Lawmakers will also have to address the city’s open burning ordinance, though they won’t vote on it until next month.

“We’ve had a handful of issues with individuals getting a little carried away with either campfires or that have been burning trash or recyclable items instead of items that don’t produce a lot of smoke,” Wieprecht told the council.

Taneytown’s law essentially requires residents to get permits from the city for anything to be burned outside, Wieprecht said. That could be interpreted to include barbecues, chimineas, fire pits and more, he added.

“Obviously we really don’t want to take that stance,” he said. “But from an enforcement standpoint, it makes it difficult to enforce the code because the violation would be burning outdoors without a permit, so basically we don’t want to have to tell folks they can’t have” grills and responsible, contained outdoor fires.

Wieprecht wants the council to amend the charter to make clear what is and what is not allowed in regards to outdoor flames.

“We want to stop people from burning trash and we want to stop people from building big bonfires that produce a lot of ash that gets all over the neighbors property,” he explained.
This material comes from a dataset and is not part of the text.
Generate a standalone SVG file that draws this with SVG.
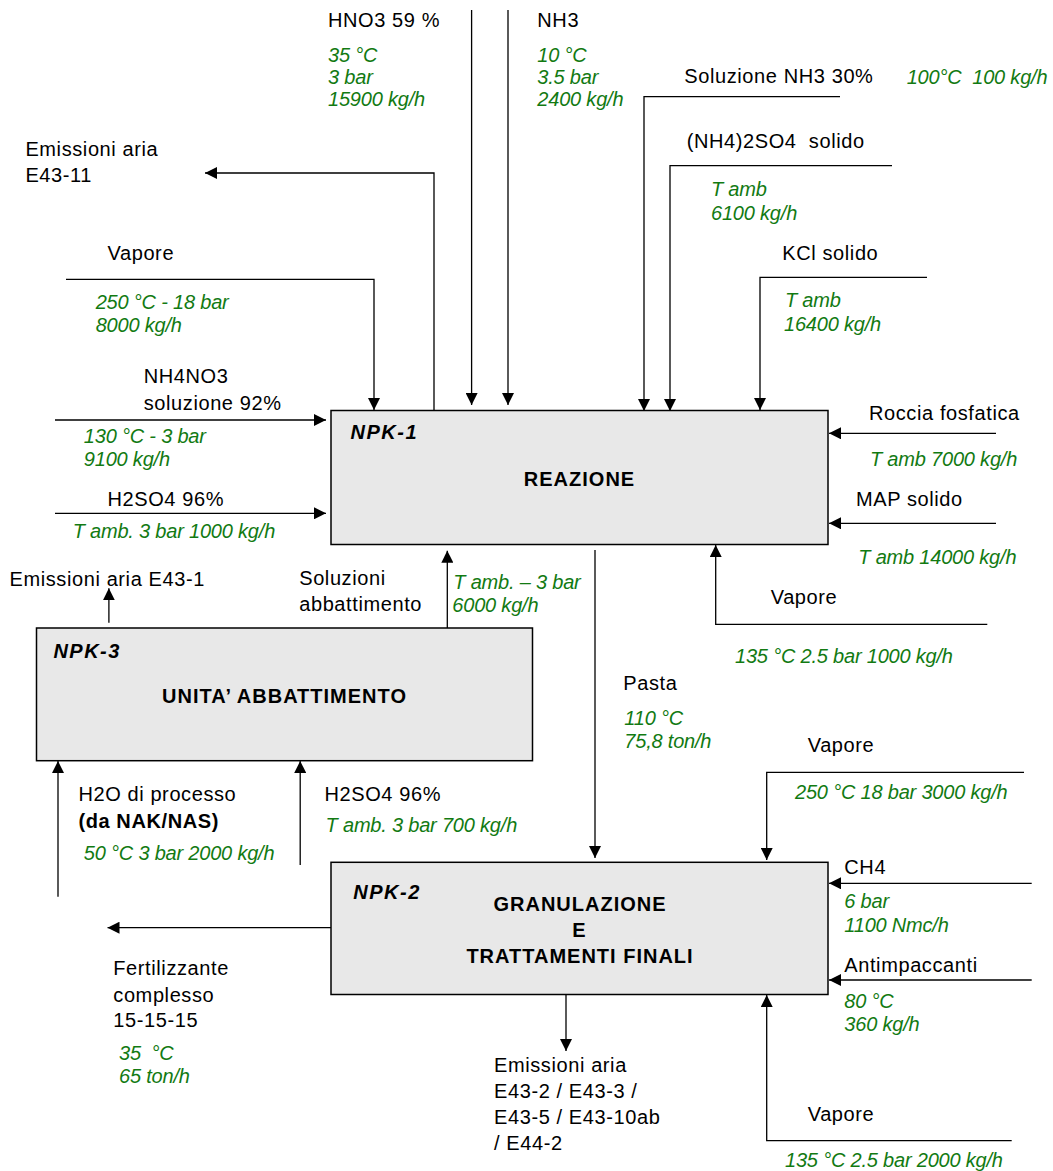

Wieprecht, his staff and Jay Gullo Jr., the city attorney, are drafting revisions and will present them to council in September, he said.

37 years of experience

McCarron opened the proceedings Wednesday by presenting a plaque to a retiring police administrative assistant, recognizing her contributions to the city. Nina Smeak has decided to retire after 37 years working for the city.

McCarron invited Councilman Joe Vigliotti, the police liaison, to read a statement from Taneytown Police Chief Bill Tyler, who was unable to attend because of a family emergency, Vigliotti said.

“I can’t begin to tell you how much you meant to me during your time as my administrative assistant,” Vigliotti, reading Tyler’s statement, said of Smeak. “I remember many times you were a listener, a mom, and always had time for all your officers.


“This plaque you are receiving, I hope every time you look at [it] you will know just how much you meant to all of us, especially to me.”